___ GIVEN INFORMATION ___

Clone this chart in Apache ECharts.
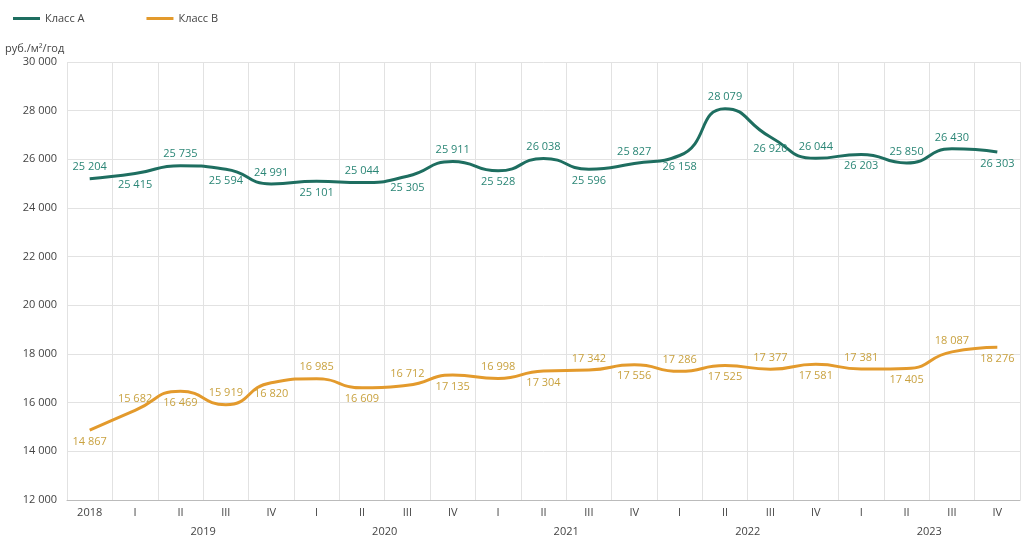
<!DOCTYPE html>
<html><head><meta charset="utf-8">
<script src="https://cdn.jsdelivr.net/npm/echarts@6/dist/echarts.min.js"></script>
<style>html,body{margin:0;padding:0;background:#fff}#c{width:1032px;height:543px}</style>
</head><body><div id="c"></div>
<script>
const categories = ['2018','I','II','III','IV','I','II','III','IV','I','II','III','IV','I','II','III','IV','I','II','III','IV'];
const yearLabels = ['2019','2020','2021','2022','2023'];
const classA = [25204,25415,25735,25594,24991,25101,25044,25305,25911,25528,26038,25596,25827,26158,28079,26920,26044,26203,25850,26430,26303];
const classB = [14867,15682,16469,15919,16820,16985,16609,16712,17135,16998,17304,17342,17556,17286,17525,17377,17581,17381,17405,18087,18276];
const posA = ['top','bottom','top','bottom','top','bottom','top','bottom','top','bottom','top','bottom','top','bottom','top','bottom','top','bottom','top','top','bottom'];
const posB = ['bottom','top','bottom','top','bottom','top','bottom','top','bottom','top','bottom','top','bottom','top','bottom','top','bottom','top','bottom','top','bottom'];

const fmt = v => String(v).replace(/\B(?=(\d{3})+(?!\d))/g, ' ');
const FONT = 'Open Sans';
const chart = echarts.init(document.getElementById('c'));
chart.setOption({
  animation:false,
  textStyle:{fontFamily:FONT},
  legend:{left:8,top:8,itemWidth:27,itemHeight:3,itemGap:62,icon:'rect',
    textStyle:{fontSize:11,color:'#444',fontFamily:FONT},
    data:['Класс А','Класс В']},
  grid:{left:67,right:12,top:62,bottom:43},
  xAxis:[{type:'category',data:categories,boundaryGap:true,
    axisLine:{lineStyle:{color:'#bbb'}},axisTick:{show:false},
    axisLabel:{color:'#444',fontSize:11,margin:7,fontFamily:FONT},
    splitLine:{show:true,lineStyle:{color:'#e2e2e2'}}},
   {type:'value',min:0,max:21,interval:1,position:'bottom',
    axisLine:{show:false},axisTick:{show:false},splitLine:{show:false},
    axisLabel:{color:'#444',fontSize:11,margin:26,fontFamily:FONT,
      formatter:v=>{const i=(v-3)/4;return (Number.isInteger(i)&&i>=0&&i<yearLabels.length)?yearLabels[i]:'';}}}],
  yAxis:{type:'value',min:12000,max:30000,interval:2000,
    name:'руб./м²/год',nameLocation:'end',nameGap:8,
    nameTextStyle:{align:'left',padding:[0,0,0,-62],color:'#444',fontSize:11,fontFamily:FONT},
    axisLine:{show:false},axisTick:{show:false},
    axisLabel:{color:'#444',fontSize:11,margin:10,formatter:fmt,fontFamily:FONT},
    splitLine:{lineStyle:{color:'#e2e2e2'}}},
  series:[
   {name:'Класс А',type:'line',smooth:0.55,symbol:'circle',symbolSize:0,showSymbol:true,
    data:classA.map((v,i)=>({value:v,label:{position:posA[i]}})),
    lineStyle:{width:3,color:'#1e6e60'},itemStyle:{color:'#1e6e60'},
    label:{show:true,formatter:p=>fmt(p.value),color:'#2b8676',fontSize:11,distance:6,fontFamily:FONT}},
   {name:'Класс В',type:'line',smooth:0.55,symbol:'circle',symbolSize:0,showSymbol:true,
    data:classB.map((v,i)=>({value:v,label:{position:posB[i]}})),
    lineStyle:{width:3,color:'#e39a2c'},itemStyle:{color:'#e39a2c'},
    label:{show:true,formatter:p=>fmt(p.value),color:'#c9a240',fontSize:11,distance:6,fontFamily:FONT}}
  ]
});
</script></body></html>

___

SHORT EXERCISE:
Each line of the data is to be duplicated exactly; pictures stay out of the copy.

REPLY:
Clone this chart in Apache ECharts.
<!DOCTYPE html>
<html><head><meta charset="utf-8">
<script src="https://cdn.jsdelivr.net/npm/echarts@6/dist/echarts.min.js"></script>
<style>html,body{margin:0;padding:0;background:#fff}#c{width:1032px;height:543px}</style>
</head><body><div id="c"></div>
<script>
const categories = ['2018','I','II','III','IV','I','II','III','IV','I','II','III','IV','I','II','III','IV','I','II','III','IV'];
const yearLabels = ['2019','2020','2021','2022','2023'];
const classA = [25204,25415,25735,25594,24991,25101,25044,25305,25911,25528,26038,25596,25827,26158,28079,26920,26044,26203,25850,26430,26303];
const classB = [14867,15682,16469,15919,16820,16985,16609,16712,17135,16998,17304,17342,17556,17286,17525,17377,17581,17381,17405,18087,18276];
const posA = ['top','bottom','top','bottom','top','bottom','top','bottom','top','bottom','top','bottom','top','bottom','top','bottom','top','bottom','top','top','bottom'];
const posB = ['bottom','top','bottom','top','bottom','top','bottom','top','bottom','top','bottom','top','bottom','top','bottom','top','bottom','top','bottom','top','bottom'];

const fmt = v => String(v).replace(/\B(?=(\d{3})+(?!\d))/g, ' ');
const FONT = 'Open Sans';
const chart = echarts.init(document.getElementById('c'));
chart.setOption({
  animation:false,
  textStyle:{fontFamily:FONT},
  legend:{left:8,top:8,itemWidth:27,itemHeight:3,itemGap:62,icon:'rect',
    textStyle:{fontSize:11,color:'#444',fontFamily:FONT},
    data:['Класс А','Класс В']},
  grid:{left:67,right:12,top:62,bottom:43},
  xAxis:[{type:'category',data:categories,boundaryGap:true,
    axisLine:{lineStyle:{color:'#bbb'}},axisTick:{show:false},
    axisLabel:{color:'#444',fontSize:11,margin:7,fontFamily:FONT},
    splitLine:{show:true,lineStyle:{color:'#e2e2e2'}}},
   {type:'value',min:0,max:21,interval:1,position:'bottom',
    axisLine:{show:false},axisTick:{show:false},splitLine:{show:false},
    axisLabel:{color:'#444',fontSize:11,margin:26,fontFamily:FONT,
      formatter:v=>{const i=(v-3)/4;return (Number.isInteger(i)&&i>=0&&i<yearLabels.length)?yearLabels[i]:'';}}}],
  yAxis:{type:'value',min:12000,max:30000,interval:2000,
    name:'руб./м²/год',nameLocation:'end',nameGap:8,
    nameTextStyle:{align:'left',padding:[0,0,0,-62],color:'#444',fontSize:11,fontFamily:FONT},
    axisLine:{show:false},axisTick:{show:false},
    axisLabel:{color:'#444',fontSize:11,margin:10,formatter:fmt,fontFamily:FONT},
    splitLine:{lineStyle:{color:'#e2e2e2'}}},
  series:[
   {name:'Класс А',type:'line',smooth:0.55,symbol:'circle',symbolSize:0,showSymbol:true,
    data:classA.map((v,i)=>({value:v,label:{position:posA[i]}})),
    lineStyle:{width:3,color:'#1e6e60'},itemStyle:{color:'#1e6e60'},
    label:{show:true,formatter:p=>fmt(p.value),color:'#2b8676',fontSize:11,distance:6,fontFamily:FONT}},
   {name:'Класс В',type:'line',smooth:0.55,symbol:'circle',symbolSize:0,showSymbol:true,
    data:classB.map((v,i)=>({value:v,label:{position:posB[i]}})),
    lineStyle:{width:3,color:'#e39a2c'},itemStyle:{color:'#e39a2c'},
    label:{show:true,formatter:p=>fmt(p.value),color:'#c9a240',fontSize:11,distance:6,fontFamily:FONT}}
  ]
});
</script></body></html>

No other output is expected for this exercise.